Friday 13 February 2015

Tapas, tickets, trials and tribulations!

On Wednesday night we called in at the Failde cafe for a beer. They served us a bowl of olives, a plate with two pieces of tortilla, two mini tuna salad sandwiches and two pinchos of salami and cheese on bread, and another plate with two hot beef sandwiches. Later, as we were still messing about using their internet connection, we ordered another beer, just the one between us. This arrived with a ham and cheese toastie. The whole lot cost us €5.70. You might get one glass of indifferent white wine in an English pub for that. 




Do they look at us and think we need feeding up? Is there an ulterior motive? Do they hope that we will tell all our friends to go there and spend lots of money? I don't think it's the first one because I see others getting the same sort of treatment. Also, last night we stopped off in another cafe where we are not so well known and they also served us a fairly generous plate of mixed tapas. Their beer was slightly more expensive. Or perhaps that should be less cheap. Certainly it was still within the almost giving it away range of prices. 
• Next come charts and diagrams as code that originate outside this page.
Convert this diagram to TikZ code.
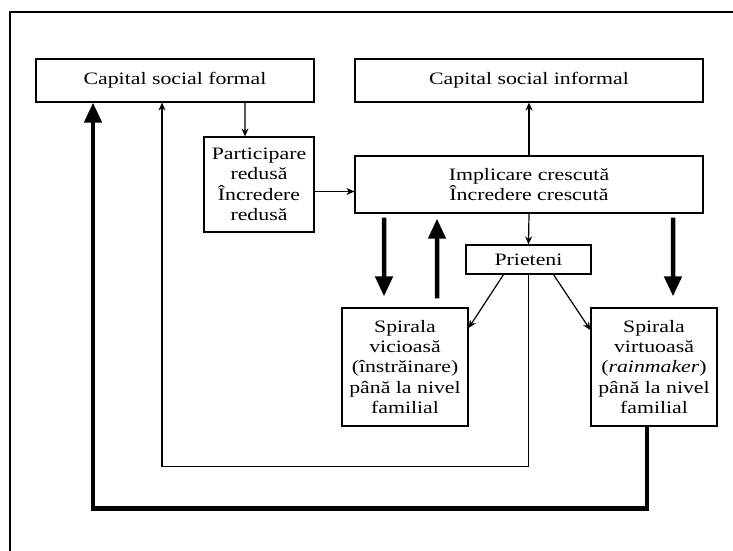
\documentclass[tikz,border=0pt]{standalone}
\usepackage{fontspec}
\setmainfont{Liberation Serif}[FakeStretch=1.25]
\usepackage{tikz}
\usetikzlibrary{arrows.meta,positioning,calc}
\tikzset{
    every node/.append style={font=\fontsize{17.5}{20.5}\selectfont},
    box/.style={draw, line width=1.2bp, align=center, inner sep=0pt},
    fine/.style={line width=1.2bp, -{Stealth[length=8bp,width=7bp]}},
    heavy/.style={line width=4.5bp, -{Triangle[length=20bp,width=17bp]}}}

\begin{document}
\begin{tikzpicture}[x=1bp,y=-1bp]%[scale=.4]
    \useasboundingbox (0,0) rectangle (733,551);
    \draw[line width=1.5bp] (10,551) -- (10,12) -- (733,12);

    \node[box, minimum width=278bp, minimum height=43bp] (formal) at (175,80.5) {Capital social formal};
    \node[box, minimum width=348bp, minimum height=43bp] (informal) at (529,80.5) {Capital social informal};
    \node[box, minimum width=110bp, minimum height=95bp] (particip) at (259,184.5) {Participare\\redusă\\Încredere\\redusă};
    \node[box, minimum width=348bp, minimum height=57bp] (implicare) at (529,184.5) {Implicare crescută\\Încredere crescută};
    \node[box, minimum width=125bp, minimum height=29bp] (prieteni) at (528.5,259.5) {Prieteni};
    \node[box, minimum width=126bp, minimum height=118bp] (vicioasa) at (405,367) {Spirala\\vicioasă\\(înstrăinare)\\până la nivel\\familial};
    \node[box, minimum width=126bp, minimum height=118bp] (virtuoasa) at (654,367) {Spirala\\virtuoasă\\(\textit{rainmaker})\\până la nivel\\familial};

    \path[fine]
    ([xshift=70bp]formal.south) edge ([xshift=-14bp]particip.north)
    ([yshift=-7bp]particip.east) edge ([yshift=-7bp]implicare.west)
    (implicare.north) edge (informal.south)
    (implicare.south) edge (prieteni.north)
    ([xshift=-25bp]prieteni.south) edge ([yshift=39bp]vicioasa.east)
    ([xshift=25bp]prieteni.south) edge ([yshift=37bp]virtuoasa.west);
    \draw[fine] (prieteni.south) -- ++(0,192) -| ([xshift=-13bp]formal.south);

    \path[heavy]
    ([xshift=-145bp,yshift=-4bp]implicare.south) edge ([xshift=-21bp,yshift=11bp]vicioasa.north)
    ([xshift=32bp,yshift=9bp]vicioasa.north) edge ([xshift=-92bp,yshift=-5bp]implicare.south)
    ([xshift=144bp,yshift=-4bp]implicare.south) edge ([xshift=19bp,yshift=11bp]virtuoasa.north);
    \draw[heavy] ([xshift=-7bp]virtuoasa.south) -- ++(0,82) -| ([xshift=-82bp]formal.south);
\end{tikzpicture}
\end{document}
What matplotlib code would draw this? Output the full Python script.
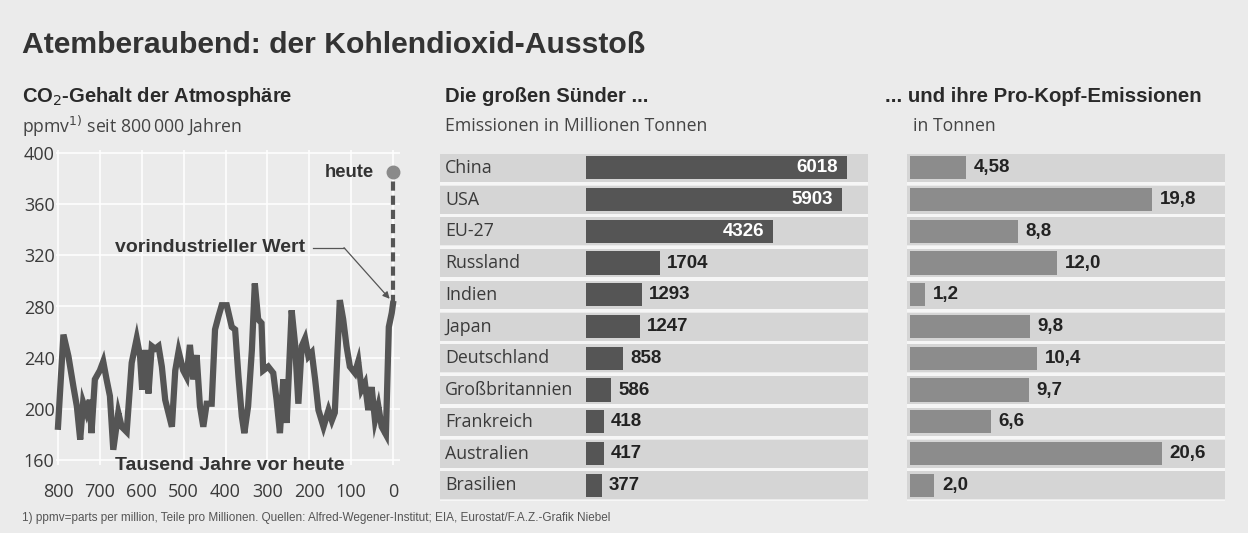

The Failde cafe is a bit special in its generosity but really it's just one extreme of the tapas game here. Some places just give you a bowl of crisps or a bowl of that measly nut and seed mix that has some kind of extremely hard nuts in that are impossible to eat. Most fall somewhere in the middle. The Failde, however, is to held up as a shining example of how to do it properly. And it is understandably very popular. We have seen other cafes around here close, reopen under new management and with a new name and then close once more. But the Failde is regularly full and on match nights is positively crowded with football fans. So their generosity clearly works 

The question still remains: how do they manage to do this and still make a profit? I assume they do make a profit. Maybe not. After all, drinks are not expensive here. Maybe they are happy just to break even. I suspect that most of the staff are family members, reducing wage bills to a minimum. At the Nuevo Derby, another of our favourite haunts, we know that the staff seem to have their meals provided, probably as part of their wages. Bar staff everywhere are notoriously underpaid. And yet, in all of the places that we frequent on a regular basis, the staff are friendly, pleasant and helpful, seemingly always pleased to see us when we pop up again after a long absence back in the UK. Either that or they are very good actors and know their customer service very well. However, I say again, bar staff are notoriously poorly paid. Keep tipping them! 

Last night we went to a concert at what used to be called the Centro Cultural Novo Caixa Galicia. Now it seems to be called //Afundación Obra Social ABanca. As banks pass from hand to hand their names change and so I assume do the various places associated with them. Whether that is the name of the venue or the name of the organisation remains a mystery but the venue remains the same and is as elegant as ever. The concert was excellent. 

When we went into town yesterday evening, we were uncertain whether we would actually get into the concert. We had had a little problem with the tickets. As is our wont, we booked tickets on line, at the last minute. We did this in the Failde on Wednesday evening, in between consuming free tapas and drinking beer. Not, I hasten to add, an enormous amount of beer. Had that been the case it might have explained what happened with our booking but I don't think that three cañas between two of us counts as an enormous amount of beer. We found the website and made our booking in the usual way, planning to print our tickets when we got back to the flat. And then Phil realised that he, who is usually scrupulously careful in checking stuff like that, had managed to get one digit wrong in his email address. So the email containing the pdf file with the tickets has gone off into the ether somewhere. All for one number!!! 

We did, however, have a booking reference number and a printout of our order, indicating the seats we selected. So we set off for the challengingly named concert venue early, planning to explain the situation, taking that proof with us together with the card we used to pay for the seats and Phil's passport to prove that he is bonafide. This is Spain after all. And it was not beyond the bounds of possibility that we might come across an immovable bureaucrat, who would refuse to let us in unless we bought more tickets. As it was, the chap in the ticket booth was friendly and helpful, if a little amused. He simply printed out duplicate tickets. And there was no-one else trying to sit in the same seats. 

Of course, all of this could have been avoided if it were possible to buy the tickets from a booking office in town when one is out and about. During one of our forays into the city centre this week, we would happily have popped into the booking office and purchased tickets. However, even though there is a booking office it is only open half an hour before the concert begins. The Bridgewater Hall in Manchester has a manned ticket office, perhaps not all day long but certainly for a good part of the day. People can wander into the foyer, pick up brochures about performances there and at other concert halls in the area, buy CDs and, oddly enough, jewellery from stalls around the foyer and have a drink at the bar. The Corn Exchange, a more central venue, operates a similar system. In fact I often meet friends there for lunch. It's good for marketing and creates a few jobs. 

Mind you that may be why tickets for concerts are more costly in Manchester than in Vigo.